Главное действующее лицо романа — Митька, «вор», человек властный, обаятельный, с налетом романтической таинственности, кое-чем напоминающий Ставрогина и. как Ставрогин, не находящий ни применения, ни выхода своим силам. Митька с высот жизни опускается на самое дно ее и к концу романа в великой тоске ищет духовного воскресения. Это образ не совсем отчетливый, но задуманный глубоко. Остальные лица яснее, и психологическая обрисовка их, пожалуй, правдивее: Николка Заварихин, этот советский «удал-добрый-молодец», веселый, хитрый, цепкий; прекрасная Манька Вьюга; спившийся «барин» Манюкин, сочиняющий витиевато-слезливые письма к Николаше, несуществующему своему сыну, и за четвертак потешающий новых господ рассказами о фантастической былой роскоши; простодушная Зинка, влюбленная в вора; ее жених, желчный управдом Чикилев; наконец, Гелла Вельтон, цирковая акробатка, разбивающаяся насмерть (едва ли не лучший эпизод романа — самый законченный, самый выразительный). Крайне искусственно введена в роман фигура писателя Фирсова, который будто бы сочиняет о действующих лицах повесть, забегает то сюда, то туда, сообщает мысли автора, комментирует поступки героев и всюду суется без нужды и толку. Леонов, к сожалению, уступил тут прихотям времени, требующим «сдвинутой конструкции», и пожелал, чтобы и у него было все «как у других» — по излюбленному выражению поручика Берга из «Войны и мира». Напрасно. «У других» все гораздо хуже, чем у него — и подражать им Леонову не стоило.
Мысли автора выражает, впрочем, не только Фирсов, но порою и пьяненький Манюкин, и за кудрявым слогом его посланий к Николаше чувствуется иногда, несомненно, сам Леонов.

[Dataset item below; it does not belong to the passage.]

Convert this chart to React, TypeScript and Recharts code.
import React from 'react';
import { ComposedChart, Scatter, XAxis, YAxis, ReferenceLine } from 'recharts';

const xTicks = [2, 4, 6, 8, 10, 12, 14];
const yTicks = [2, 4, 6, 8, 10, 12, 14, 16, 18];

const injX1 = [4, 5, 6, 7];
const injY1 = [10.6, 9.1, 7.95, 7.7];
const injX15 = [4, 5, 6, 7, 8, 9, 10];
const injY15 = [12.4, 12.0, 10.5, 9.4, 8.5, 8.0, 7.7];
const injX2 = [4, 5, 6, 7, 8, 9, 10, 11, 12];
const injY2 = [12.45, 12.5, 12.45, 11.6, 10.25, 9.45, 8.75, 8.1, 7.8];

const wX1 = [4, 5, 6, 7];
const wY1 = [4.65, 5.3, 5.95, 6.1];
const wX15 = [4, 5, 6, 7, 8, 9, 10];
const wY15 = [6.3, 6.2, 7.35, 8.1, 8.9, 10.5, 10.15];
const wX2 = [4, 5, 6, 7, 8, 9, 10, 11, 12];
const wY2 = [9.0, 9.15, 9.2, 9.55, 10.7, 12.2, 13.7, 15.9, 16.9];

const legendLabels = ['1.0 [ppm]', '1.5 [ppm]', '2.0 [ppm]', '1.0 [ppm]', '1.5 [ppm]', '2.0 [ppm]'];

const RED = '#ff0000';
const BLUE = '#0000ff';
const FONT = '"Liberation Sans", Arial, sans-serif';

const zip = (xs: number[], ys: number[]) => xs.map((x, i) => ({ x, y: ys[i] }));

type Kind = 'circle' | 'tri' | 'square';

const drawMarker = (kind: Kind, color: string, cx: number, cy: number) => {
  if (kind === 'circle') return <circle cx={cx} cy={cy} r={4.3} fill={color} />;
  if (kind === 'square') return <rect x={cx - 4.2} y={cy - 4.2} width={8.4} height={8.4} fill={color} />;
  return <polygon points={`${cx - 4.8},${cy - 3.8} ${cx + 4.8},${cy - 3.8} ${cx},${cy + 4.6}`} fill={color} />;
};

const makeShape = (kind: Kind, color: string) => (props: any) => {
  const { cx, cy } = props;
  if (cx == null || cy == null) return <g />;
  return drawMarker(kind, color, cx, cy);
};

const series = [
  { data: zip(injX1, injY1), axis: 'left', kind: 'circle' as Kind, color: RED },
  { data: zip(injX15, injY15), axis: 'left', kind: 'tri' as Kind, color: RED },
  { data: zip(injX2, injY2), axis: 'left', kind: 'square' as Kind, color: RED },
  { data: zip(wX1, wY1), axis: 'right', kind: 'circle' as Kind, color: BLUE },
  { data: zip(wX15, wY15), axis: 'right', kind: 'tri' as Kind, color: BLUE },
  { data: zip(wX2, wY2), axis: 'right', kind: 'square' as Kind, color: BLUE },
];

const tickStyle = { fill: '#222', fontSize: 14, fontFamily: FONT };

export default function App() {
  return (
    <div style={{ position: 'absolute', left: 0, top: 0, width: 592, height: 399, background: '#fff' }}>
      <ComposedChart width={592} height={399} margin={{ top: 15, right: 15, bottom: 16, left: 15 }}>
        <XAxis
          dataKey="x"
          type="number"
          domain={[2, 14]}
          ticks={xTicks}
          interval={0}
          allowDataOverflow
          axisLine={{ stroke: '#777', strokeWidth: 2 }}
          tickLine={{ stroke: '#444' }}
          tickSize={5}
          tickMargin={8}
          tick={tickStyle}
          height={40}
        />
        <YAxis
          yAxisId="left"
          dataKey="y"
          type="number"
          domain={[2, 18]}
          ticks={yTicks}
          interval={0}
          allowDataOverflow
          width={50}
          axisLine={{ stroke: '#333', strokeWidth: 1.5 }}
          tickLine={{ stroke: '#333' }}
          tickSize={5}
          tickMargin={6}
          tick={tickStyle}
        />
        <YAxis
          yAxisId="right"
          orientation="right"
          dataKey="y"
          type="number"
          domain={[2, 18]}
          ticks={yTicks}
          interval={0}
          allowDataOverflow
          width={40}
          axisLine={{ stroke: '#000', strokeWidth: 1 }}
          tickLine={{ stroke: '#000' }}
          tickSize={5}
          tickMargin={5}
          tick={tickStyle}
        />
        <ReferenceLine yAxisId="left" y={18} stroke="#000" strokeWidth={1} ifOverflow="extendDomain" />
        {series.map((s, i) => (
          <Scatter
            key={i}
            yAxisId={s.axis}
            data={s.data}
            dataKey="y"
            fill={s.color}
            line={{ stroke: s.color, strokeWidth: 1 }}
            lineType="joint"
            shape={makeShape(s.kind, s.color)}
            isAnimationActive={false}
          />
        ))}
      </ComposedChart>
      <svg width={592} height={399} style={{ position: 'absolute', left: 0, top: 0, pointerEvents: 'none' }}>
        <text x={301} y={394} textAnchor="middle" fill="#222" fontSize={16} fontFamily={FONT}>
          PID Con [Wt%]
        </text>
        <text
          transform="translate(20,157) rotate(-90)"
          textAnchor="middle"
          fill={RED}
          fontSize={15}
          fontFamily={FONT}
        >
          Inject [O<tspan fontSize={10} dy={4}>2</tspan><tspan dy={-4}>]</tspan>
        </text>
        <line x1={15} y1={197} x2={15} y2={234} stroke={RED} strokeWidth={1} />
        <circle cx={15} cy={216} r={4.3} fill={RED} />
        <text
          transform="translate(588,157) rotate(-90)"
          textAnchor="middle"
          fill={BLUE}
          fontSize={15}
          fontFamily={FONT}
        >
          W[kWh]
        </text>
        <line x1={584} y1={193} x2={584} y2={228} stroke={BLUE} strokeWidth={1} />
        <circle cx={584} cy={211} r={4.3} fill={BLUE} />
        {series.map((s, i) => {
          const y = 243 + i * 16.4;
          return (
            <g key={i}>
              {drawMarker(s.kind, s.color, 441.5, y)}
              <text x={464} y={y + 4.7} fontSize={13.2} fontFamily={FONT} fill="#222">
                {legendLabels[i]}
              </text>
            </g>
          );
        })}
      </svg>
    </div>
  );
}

Манюкин пишет о вещах самых разнообразных. В завещании он вспоминает Россию. «Ты, Россию, а с нею весь мир, принимая из рук моих, вопрошаешь меня безгласно о мыслях моих. Что ж! Россия есть прежде всего народ, обитающий некое гладкое географическое пространство. Не березки, не овражки, не белые барские усадебки… есть Россия. Ныне не пугаюсь, когда спиливают березку, сожигают от полноты сердца усадебку… Лушу народную да охранит Господь от зла, а ты помоги ему в этом, ибо коротки руки стали и у Вышнего».
Что же, пора и народу выглянуть в Петрово окошко.
Может, и дорос, и приобрел все пороки, должные для управления любезным отечеством.
…Кто скажет? Ведь мы и народ-то знавали лишь по лакеям, бантикам, извозчикам да нянькам. И вот видится мне «иное лицо и дела иные»…
Нельзя решить, объединен ли леоновский роман одной какой-либо «идеей». Если и есть такая идея в нем, то лишь очень старая и общая; идея греха и искупления, падения человека и вечной возможности спасения. Было бы правильнее назвать это не идеей, а темой, и всякий знает — это тема, вечно тревожившая Достоевского. Вероятно, Достоевский внес бы в леоновскую фабулу просветляющий, проясняющий трагизм, осветил бы ее светом беспощадно-резким. У Леонова в «Воре» есть что-то тягучее, есть какая-то «кашеобразность». Но ведь ему нет еще тридцати лет! И скорее залогом его роста, чем доказательством слабости является эта медленность его развития, эта «честность с собой»: не говорить о том, чего еще не знаешь, не видишь, не понимаешь. Уже и сейчас Леонов разбирается в человеке, в его помыслах и желаниях, в его радостях и несчастьях как никто из наших современников. Уже и сейчас он умеет человека изображать — и, по-видимому, чувствует потребность и право человека сулить, т. е. прежде всего самого себя в каждом из своих героев. Все в нем обещает, что он будет истинным поэтом, в широком смысле слова, — почти ручается за это.
Но не будем гадать. Поблагодарим за «Вора», этот «нечаянный подарок», запомним имя Леонова, — и будем ждать его новых книг.